Friday, July 01, 2011

The War on Welfare

As well as Gordon Campbell's piece that I linked to earlier on the continuing life of the Welfare Working Group, there was a well-researched piece from TimWatkin, and series of acerbic posts from Danyl McLaughlan, including an amusing suggestion for a reality TV show involving Paul Holmes

The take home point is that it's the economy, stupid. The Welfare Working Group sets an objective of getting 100,000 people off benefits. It's not hard to see how that might be achieved: just prior to the recession, in June 2008, there were 75,000 fewer people on benefits than there are now. At one point in 2008, the number on the unemployment benefit had dropped to 19,000. It's hard to square this, and the hundreds of people that line up for a chance at a few supermarket jobs, with the view that New Zealander's need more "incentive" to look for work.

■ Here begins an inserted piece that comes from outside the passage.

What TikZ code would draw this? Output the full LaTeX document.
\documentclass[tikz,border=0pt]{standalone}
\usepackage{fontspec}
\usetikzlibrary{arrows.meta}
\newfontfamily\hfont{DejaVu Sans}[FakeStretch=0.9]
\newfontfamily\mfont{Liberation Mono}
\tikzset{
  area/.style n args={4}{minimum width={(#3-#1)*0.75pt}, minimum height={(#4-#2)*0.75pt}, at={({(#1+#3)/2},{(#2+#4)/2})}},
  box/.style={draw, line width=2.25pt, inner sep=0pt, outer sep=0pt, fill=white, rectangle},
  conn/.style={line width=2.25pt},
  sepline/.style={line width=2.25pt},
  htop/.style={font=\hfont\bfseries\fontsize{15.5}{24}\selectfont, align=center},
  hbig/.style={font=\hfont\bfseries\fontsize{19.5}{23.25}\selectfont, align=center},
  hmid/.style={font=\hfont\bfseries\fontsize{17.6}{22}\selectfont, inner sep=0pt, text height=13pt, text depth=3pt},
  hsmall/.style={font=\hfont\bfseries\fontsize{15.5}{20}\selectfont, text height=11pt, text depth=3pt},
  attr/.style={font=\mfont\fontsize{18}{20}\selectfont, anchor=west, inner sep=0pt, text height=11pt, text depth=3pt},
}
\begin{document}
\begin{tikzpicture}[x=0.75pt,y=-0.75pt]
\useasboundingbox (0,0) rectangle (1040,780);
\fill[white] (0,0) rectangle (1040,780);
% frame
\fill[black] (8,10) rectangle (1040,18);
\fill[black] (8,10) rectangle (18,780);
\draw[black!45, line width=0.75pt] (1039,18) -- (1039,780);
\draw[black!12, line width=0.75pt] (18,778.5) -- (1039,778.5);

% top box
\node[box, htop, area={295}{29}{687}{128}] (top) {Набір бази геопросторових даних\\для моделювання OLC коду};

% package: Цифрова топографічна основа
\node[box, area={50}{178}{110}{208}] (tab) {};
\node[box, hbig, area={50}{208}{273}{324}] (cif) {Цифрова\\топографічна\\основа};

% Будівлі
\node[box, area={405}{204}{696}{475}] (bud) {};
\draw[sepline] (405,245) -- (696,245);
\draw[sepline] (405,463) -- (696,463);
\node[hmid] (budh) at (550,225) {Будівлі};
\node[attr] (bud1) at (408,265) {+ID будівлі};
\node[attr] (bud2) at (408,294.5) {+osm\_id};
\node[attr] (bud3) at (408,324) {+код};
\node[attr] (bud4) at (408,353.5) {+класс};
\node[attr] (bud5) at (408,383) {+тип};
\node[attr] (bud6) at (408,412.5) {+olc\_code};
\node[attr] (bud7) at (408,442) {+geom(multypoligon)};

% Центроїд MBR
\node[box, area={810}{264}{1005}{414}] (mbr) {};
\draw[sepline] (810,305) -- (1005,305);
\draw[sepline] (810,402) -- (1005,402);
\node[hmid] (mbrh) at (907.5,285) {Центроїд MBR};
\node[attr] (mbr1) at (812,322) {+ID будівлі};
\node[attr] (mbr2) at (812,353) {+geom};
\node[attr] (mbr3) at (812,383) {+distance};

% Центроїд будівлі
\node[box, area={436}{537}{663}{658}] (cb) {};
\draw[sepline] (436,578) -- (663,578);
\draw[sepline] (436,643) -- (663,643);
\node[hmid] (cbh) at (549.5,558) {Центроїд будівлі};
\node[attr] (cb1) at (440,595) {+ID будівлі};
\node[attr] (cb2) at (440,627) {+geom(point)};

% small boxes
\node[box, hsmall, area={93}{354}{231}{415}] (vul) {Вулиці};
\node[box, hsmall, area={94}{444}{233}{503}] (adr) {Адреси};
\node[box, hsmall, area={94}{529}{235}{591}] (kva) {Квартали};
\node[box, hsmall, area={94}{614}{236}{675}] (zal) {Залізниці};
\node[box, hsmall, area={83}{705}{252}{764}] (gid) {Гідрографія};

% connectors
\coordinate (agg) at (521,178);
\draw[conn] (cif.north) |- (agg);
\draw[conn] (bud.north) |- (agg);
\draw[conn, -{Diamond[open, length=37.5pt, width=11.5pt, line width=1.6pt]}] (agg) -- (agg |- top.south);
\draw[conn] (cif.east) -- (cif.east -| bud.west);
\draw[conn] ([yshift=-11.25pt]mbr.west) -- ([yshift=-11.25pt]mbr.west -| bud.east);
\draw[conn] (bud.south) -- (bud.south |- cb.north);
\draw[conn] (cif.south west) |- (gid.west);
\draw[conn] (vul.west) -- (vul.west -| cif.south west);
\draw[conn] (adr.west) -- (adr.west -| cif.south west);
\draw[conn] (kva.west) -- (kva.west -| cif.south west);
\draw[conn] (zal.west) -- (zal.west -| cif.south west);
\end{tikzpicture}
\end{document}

Any perception of a recently developing crisis is inaccurate. As Watkin reports, the proportion of the working age population on benefits has been higher than it is today for most of the last twenty years. Yet in 1970 it was just four percent. What changed? Since the 1970s, the New Zealand economy has seen radical restructuring, notably through the liberalization of trade, downsizing of government and sale of many public assets. These changes significantly raised unemployment: for their advocates that was the price of economic efficiency. At the time, some pointed out that they wouldn't necessarily be socially efficient, but that quibble was lost in the winds of change.

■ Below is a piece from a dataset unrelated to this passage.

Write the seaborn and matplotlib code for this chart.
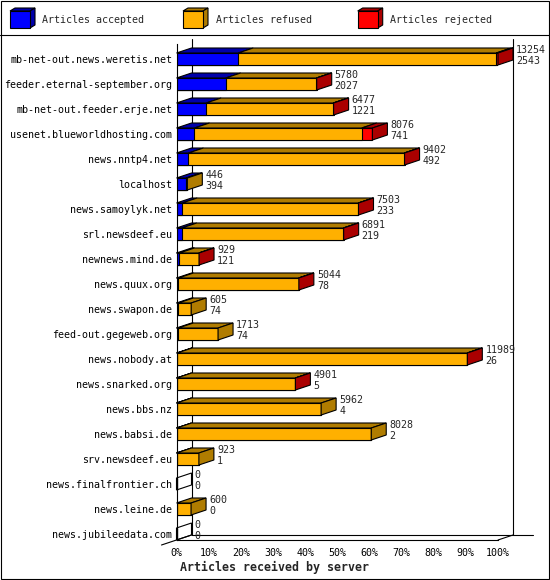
import numpy as np
import pandas as pd
import matplotlib
matplotlib.use("Agg")
import matplotlib.pyplot as plt
import seaborn as sns
from matplotlib.patches import Polygon, Rectangle

# data
servers = [
    "mb-net-out.news.weretis.net", "feeder.eternal-september.org",
    "mb-net-out.feeder.erje.net", "usenet.blueworldhosting.com",
    "news.nntp4.net", "localhost", "news.samoylyk.net", "srl.newsdeef.eu",
    "newnews.mind.de", "news.quux.org", "news.swapon.de",
    "feed-out.gegeweb.org", "news.nobody.at", "news.snarked.org",
    "news.bbs.nz", "news.babsi.de", "srv.newsdeef.eu",
    "news.finalfrontier.ch", "news.leine.de", "news.jubileedata.com",
]
accepted = [2543, 2027, 1221, 741, 492, 394, 233, 219, 121, 78, 74, 74,
            26, 5, 4, 2, 1, 0, 0, 0]
refused = [10637, 3743, 5241, 6895, 8898, 52, 7262, 6662, 800, 4960, 531,
           1639, 11958, 4892, 5958, 8026, 922, 0, 600, 0]
rejected = [74, 10, 15, 440, 12, 0, 8, 10, 8, 6, 0, 0, 5, 4, 0, 0, 0, 0, 0, 0]
pct_ticks = [0, 10, 20, 30, 40, 50, 60, 70, 80, 90, 100]
series = ["accepted", "refused", "rejected"]
legend_labels = ["Articles accepted", "Articles refused", "Articles rejected"]

face = {"accepted": "#0000ff", "refused": "#ffb000", "rejected": "#ff0000"}
shade = {"accepted": "#0000aa", "refused": "#b07c00", "rejected": "#aa0000"}

sns.set_style("white")
plt.rcParams["font.family"] = ["DejaVu Sans Mono"]
FS = 7.2
LW = 0.8

df = pd.DataFrame({"server": servers, "accepted": accepted,
                   "refused": refused, "rejected": rejected})
df["upto_acc"] = df["accepted"]
df["upto_ref"] = df["accepted"] + df["refused"]
df["total"] = df["upto_ref"] + df["rejected"]

W, H = 550, 580
fig = plt.figure(figsize=(W / 100, H / 100), dpi=100)

# background axes in pixel coords for frame, legend and title
bg = fig.add_axes([0, 0, 1, 1])
bg.set_xlim(0, W)
bg.set_ylim(H, 0)
bg.axis("off")

# plot area (front face) in pixels
x0, x1, y0, y1 = 176.5, 498, 44, 540
ax = fig.add_axes([x0 / W, 1 - y1 / H, (x1 - x0) / W, (y1 - y0) / H])
ax.set_facecolor("none")

# stacked front faces: draw cumulative sums from the longest down
for col, key in [("total", "rejected"), ("upto_ref", "refused"), ("upto_acc", "accepted")]:
    sns.barplot(data=df, x=col, y="server", orient="y", color=face[key],
                saturation=1, width=0.48, edgecolor="black", linewidth=LW,
                ax=ax, zorder=2)

n = len(df)
xmax = df["total"].max()
ybot = n - 1 + 0.24
ax.set_xlim(0, xmax)
ax.set_ylim(ybot, -0.6)
ax.set_xlabel("")
ax.set_ylabel("")

# depth offset (15 px right, 5 px up) in data units
dx = 15 * xmax / (x1 - x0)
dy = 5 * (ybot + 0.6) / (y1 - y0)
half = 0.24

# back walls / floor
wall = dict(color="black", lw=LW, clip_on=False, zorder=0.5)
ax.plot([dx, dx], [-0.6 - dy, ybot - dy], **wall)
ax.plot([xmax + dx, xmax + dx], [-0.6 - dy, ybot - dy], **wall)
ax.plot([dx, xmax + 2.3 * dx], [ybot - dy, ybot - dy], **wall)
ax.plot([xmax, xmax + dx], [ybot, ybot - dy], **wall)
ax.plot([-dx, dx], [ybot + dy, ybot - dy], **wall)

# 3D top and side faces, value labels
for i, row in df.iterrows():
    top, bot = i - half, i + half
    start = 0
    last = None
    for key in series:
        v = row[key]
        if v > 0:
            end = start + v
            ax.add_patch(Polygon([(start, top), (end, top), (end + dx, top - dy),
                                  (start + dx, top - dy)],
                                 facecolor=shade[key], edgecolor="black",
                                 lw=LW, clip_on=False, zorder=3))
            start = end
            last = key
    tot = row["total"]
    ax.add_patch(Polygon([(tot, top), (tot + dx, top - dy), (tot + dx, bot - dy),
                          (tot, bot)],
                         facecolor=shade[last] if last else "none",
                         edgecolor="black", lw=LW, clip_on=False, zorder=3))
    tx = tot + dx + 3 * xmax / (x1 - x0)
    ax.text(tx, i - 0.37, str(tot), va="center", ha="left", fontsize=FS)
    ax.text(tx, i + 0.08, str(row["accepted"]), va="center", ha="left", fontsize=FS)

ax.set_xticks([p / 100 * xmax for p in pct_ticks])
ax.set_xticklabels([f"{p}%" for p in pct_ticks])
ax.tick_params(axis="x", direction="out", length=3.6, width=LW, pad=2.5,
               labelsize=FS, colors="black")
ax.tick_params(axis="y", length=0, pad=3.2, labelsize=FS, colors="black")
for s in ["top", "right"]:
    ax.spines[s].set_visible(False)
for s in ["left", "bottom"]:
    ax.spines[s].set_color("black")
    ax.spines[s].set_linewidth(LW)

# legend
for key, label, cx, tx in zip(series, legend_labels, [10, 183, 357.7], [42, 216, 390.5]):
    bg.add_patch(Polygon([(cx, 11), (cx + 5, 8), (cx + 25, 8), (cx + 20, 11)],
                         facecolor=shade[key], edgecolor="black", lw=LW))
    bg.add_patch(Polygon([(cx + 20, 11), (cx + 25, 8), (cx + 25, 25), (cx + 20, 28)],
                         facecolor=shade[key], edgecolor="black", lw=LW))
    bg.add_patch(Rectangle((cx, 11), 20, 17, facecolor=face[key],
                           edgecolor="black", lw=LW))
    bg.text(tx, 20, label, va="center", ha="left", fontsize=FS)

bg.plot([0, W], [35, 35], color="black", lw=LW)
bg.add_patch(Rectangle((0.5, 0.5), W - 1.5, H - 1.5, fill=False,
                       edgecolor="black", lw=LW))
bg.text(180, 567, "Articles received by server", va="center", ha="left",
        fontsize=8.4, fontweight="bold")

fig.savefig("out.png", dpi=100)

The other major change in the 1970s was the introduction of the domestic purposes benefit. As Watkin says:

Given that it allowed women to get out of unhealthy, unhappy, even dangerous, relationships, I assume we think it's not a bad policy.

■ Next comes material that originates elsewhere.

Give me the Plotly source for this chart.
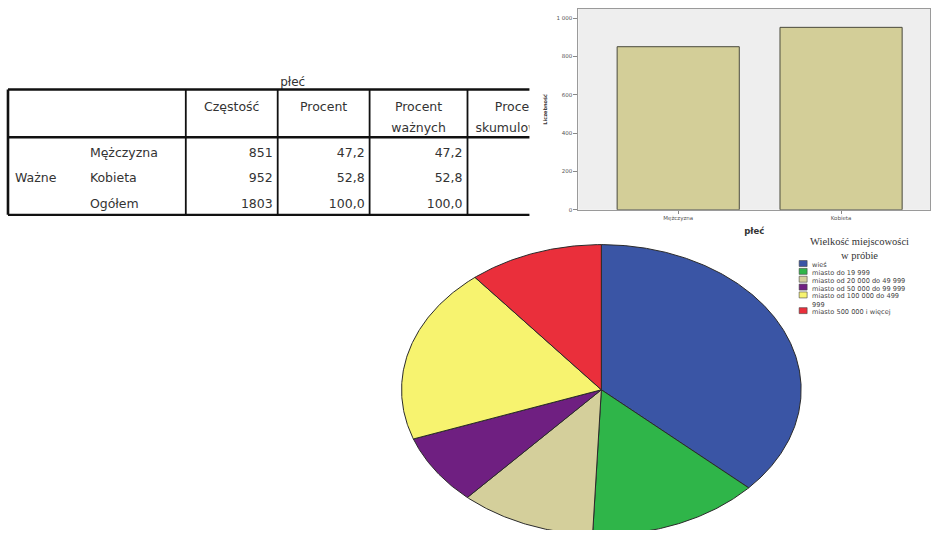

Again, the figures are hard to square with the certainty of talkback radio callers and Stuff website commenters that large numbers of [young] women are "breeding for a business". The Ministry of Social Development's helpful fact sheets report that just 10 percent of domestic purposes beneficiaries have been continuously on the benefit 10 years or more. Coincidentally, this is about the same as the percentage of domestic purposes beneficiaries who are male.

A number of critics have made the point that the miserly payment levels of the DPB hardly make for any sort of viable "business". Less well noted is the assmption (including by the WWG) that caring for children is not "work". Paid, no. Work, definitely. As somebody who now gets quite well paid for working, I never fail to appreciate that most days it ends at around 6pm.

The final third of benefit recipients are those on the sickness and disability benefits. Campbell points that out the percentage of working-age New Zealand receiving sickness and disability benefits is well below the OECD average, and the proportion of sick and disabled people in employment well above the OECD average.

In short, where work that offers subsistence level or above is available, New Zealanders generally take it. Most analyses conclude that there may be a hard core of recalcitrants, but if so, they consistute a small minority of beneficiaries. The question is not whether some proportion of welfare recipients are ripping off the system. but whether this is the most important issue facing the country at the moment. While the economy remains sluggish, and even high-skilled jobs continue to disappear on a weekly basis, forcing sole parents, the sick and the disabled to pound the pavements seems like the height of perversity.